Work to be completed>
Copy all lines below exactly as written. Leave pictures out.

··· Recorded data

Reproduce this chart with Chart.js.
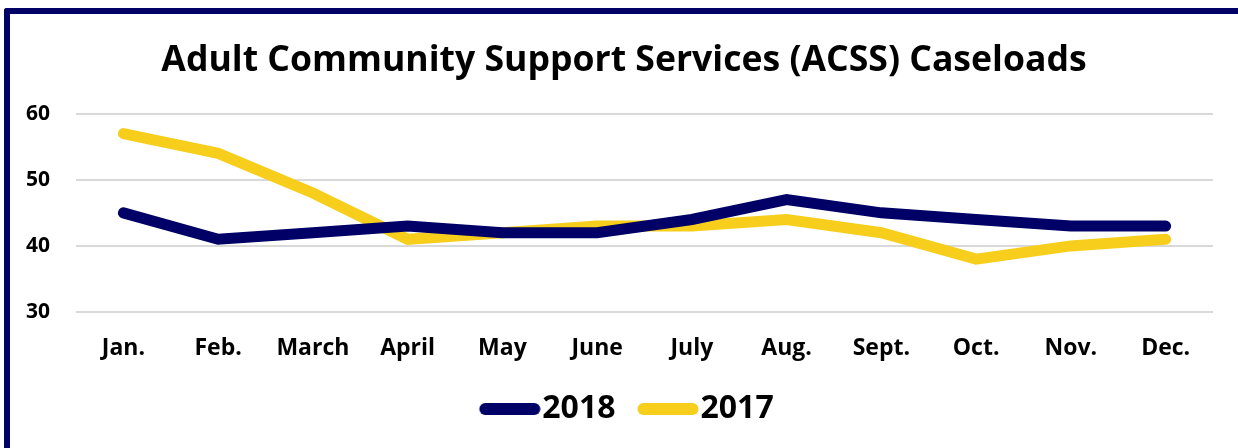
<!DOCTYPE html>
<html>
<head>
<meta charset="utf-8">
<script src="https://cdn.jsdelivr.net/npm/chart.js@4"></script>
<style>
  html, body { margin: 0; padding: 0; background: #ffffff; overflow: hidden; }
  #wrap { position: relative; width: 1238px; height: 448px; }
  #frame { position: absolute; left: 4px; top: 8px; width: 1400px; height: 600px;
           border-left: 6px solid #000066; border-top: 6px solid #000066;
           border-top-left-radius: 3px; pointer-events: none; }
  canvas { position: absolute; left: 0; top: 0; }
</style>
</head>
<body>
<div id="wrap">
  <canvas id="c" width="1238" height="448"></canvas>
  <div id="frame"></div>
</div>
<script>
const titleText = "Adult Community Support Services (ACSS) Caseloads";
const months = ["Jan.", "Feb.", "March", "April", "May", "June", "July", "Aug.", "Sept.", "Oct.", "Nov.", "Dec."];
const seriesNames = ["2018", "2017"];
const values2018 = [45, 41, 42, 43, 42, 42, 44, 47, 45, 44, 43, 43];
const values2017 = [57, 54, 48, 41, 42, 43, 43, 44, 42, 38, 40, 41];
const yTicks = [30, 40, 50, 60];

const NAVY = "#000066";
const GOLD = "#F6CE1B";
const FONT = "'Open Sans', 'Noto Sans', sans-serif";

// legend swatch: a thick round-capped line, placed so it sits close to its text
function swatch(color) {
  const cv = document.createElement("canvas");
  cv.width = 88; cv.height = 14;
  const g = cv.getContext("2d");
  g.strokeStyle = color; g.lineWidth = 12; g.lineCap = "round";
  g.beginPath(); g.moveTo(32.5, 7); g.lineTo(81.5, 7); g.stroke();
  return cv;
}
const swatches = [swatch(NAVY), swatch(GOLD)];

// the title and legend in the reference are centred a little right of the canvas centre
const centreShift = {
  id: "centreShift",
  afterLayout(chart) {
    if (chart.titleBlock) chart.titleBlock.left += 35;
    if (chart.legend) chart.legend.left += 28;
  }
};

new Chart(document.getElementById("c"), {
  type: "line",
  data: {
    labels: months,
    datasets: [
      { label: seriesNames[0], data: values2018, borderColor: NAVY, backgroundColor: NAVY,
        borderWidth: 11, borderCapStyle: "round", borderJoinStyle: "miter", pointRadius: 0, tension: 0 },
      { label: seriesNames[1], data: values2017, borderColor: GOLD, backgroundColor: GOLD,
        borderWidth: 11, borderCapStyle: "round", borderJoinStyle: "miter", pointRadius: 0, tension: 0 }
    ]
  },
  plugins: [centreShift],
  options: {
    responsive: false,
    animation: false,
    layout: { padding: { left: 0, right: 25, top: 0, bottom: 13 } },
    plugins: {
      title: {
        display: true, text: titleText, color: "#000000",
        font: { family: FONT, size: 35.6, weight: "bold" },
        padding: { top: 39, bottom: 32 }
      },
      legend: {
        position: "bottom",
        labels: {
          usePointStyle: true, pointStyleWidth: 59,
          color: "#000000", padding: 10,
          font: { family: FONT, size: 32, weight: "bold" },
          generateLabels: (chart) => Chart.defaults.plugins.legend.labels.generateLabels(chart)
            .map((item, i) => Object.assign(item, { pointStyle: swatches[i] }))
        }
      },
      tooltip: { enabled: false }
    },
    scales: {
      x: {
        offset: true,
        grid: { display: false, drawTicks: false },
        border: { display: false },
        ticks: { color: "#000000", padding: 23, font: { family: FONT, size: 23, weight: "bold" } },
        afterFit: (s) => { s.height = 71; }
      },
      y: {
        min: yTicks[0], max: yTicks[yTicks.length - 1],
        afterBuildTicks: (s) => { s.ticks = yTicks.map(v => ({ value: v })); },
        grid: { color: "#D9D9D9", lineWidth: 2, drawTicks: false },
        border: { display: false },
        ticks: { color: "#000000", padding: 26, font: { family: FONT, size: 21, weight: "bold" } }
      }
    }
  }
});
</script>
</body>
</html>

······

Task answer>
Reproduce this chart with Chart.js.
<!DOCTYPE html>
<html>
<head>
<meta charset="utf-8">
<script src="https://cdn.jsdelivr.net/npm/chart.js@4"></script>
<style>
  html, body { margin: 0; padding: 0; background: #ffffff; overflow: hidden; }
  #wrap { position: relative; width: 1238px; height: 448px; }
  #frame { position: absolute; left: 4px; top: 8px; width: 1400px; height: 600px;
           border-left: 6px solid #000066; border-top: 6px solid #000066;
           border-top-left-radius: 3px; pointer-events: none; }
  canvas { position: absolute; left: 0; top: 0; }
</style>
</head>
<body>
<div id="wrap">
  <canvas id="c" width="1238" height="448"></canvas>
  <div id="frame"></div>
</div>
<script>
const titleText = "Adult Community Support Services (ACSS) Caseloads";
const months = ["Jan.", "Feb.", "March", "April", "May", "June", "July", "Aug.", "Sept.", "Oct.", "Nov.", "Dec."];
const seriesNames = ["2018", "2017"];
const values2018 = [45, 41, 42, 43, 42, 42, 44, 47, 45, 44, 43, 43];
const values2017 = [57, 54, 48, 41, 42, 43, 43, 44, 42, 38, 40, 41];
const yTicks = [30, 40, 50, 60];

const NAVY = "#000066";
const GOLD = "#F6CE1B";
const FONT = "'Open Sans', 'Noto Sans', sans-serif";

// legend swatch: a thick round-capped line, placed so it sits close to its text
function swatch(color) {
  const cv = document.createElement("canvas");
  cv.width = 88; cv.height = 14;
  const g = cv.getContext("2d");
  g.strokeStyle = color; g.lineWidth = 12; g.lineCap = "round";
  g.beginPath(); g.moveTo(32.5, 7); g.lineTo(81.5, 7); g.stroke();
  return cv;
}
const swatches = [swatch(NAVY), swatch(GOLD)];

// the title and legend in the reference are centred a little right of the canvas centre
const centreShift = {
  id: "centreShift",
  afterLayout(chart) {
    if (chart.titleBlock) chart.titleBlock.left += 35;
    if (chart.legend) chart.legend.left += 28;
  }
};

new Chart(document.getElementById("c"), {
  type: "line",
  data: {
    labels: months,
    datasets: [
      { label: seriesNames[0], data: values2018, borderColor: NAVY, backgroundColor: NAVY,
        borderWidth: 11, borderCapStyle: "round", borderJoinStyle: "miter", pointRadius: 0, tension: 0 },
      { label: seriesNames[1], data: values2017, borderColor: GOLD, backgroundColor: GOLD,
        borderWidth: 11, borderCapStyle: "round", borderJoinStyle: "miter", pointRadius: 0, tension: 0 }
    ]
  },
  plugins: [centreShift],
  options: {
    responsive: false,
    animation: false,
    layout: { padding: { left: 0, right: 25, top: 0, bottom: 13 } },
    plugins: {
      title: {
        display: true, text: titleText, color: "#000000",
        font: { family: FONT, size: 35.6, weight: "bold" },
        padding: { top: 39, bottom: 32 }
      },
      legend: {
        position: "bottom",
        labels: {
          usePointStyle: true, pointStyleWidth: 59,
          color: "#000000", padding: 10,
          font: { family: FONT, size: 32, weight: "bold" },
          generateLabels: (chart) => Chart.defaults.plugins.legend.labels.generateLabels(chart)
            .map((item, i) => Object.assign(item, { pointStyle: swatches[i] }))
        }
      },
      tooltip: { enabled: false }
    },
    scales: {
      x: {
        offset: true,
        grid: { display: false, drawTicks: false },
        border: { display: false },
        ticks: { color: "#000000", padding: 23, font: { family: FONT, size: 23, weight: "bold" } },
        afterFit: (s) => { s.height = 71; }
      },
      y: {
        min: yTicks[0], max: yTicks[yTicks.length - 1],
        afterBuildTicks: (s) => { s.ticks = yTicks.map(v => ({ value: v })); },
        grid: { color: "#D9D9D9", lineWidth: 2, drawTicks: false },
        border: { display: false },
        ticks: { color: "#000000", padding: 26, font: { family: FONT, size: 21, weight: "bold" } }
      }
    }
  }
});
</script>
</body>
</html>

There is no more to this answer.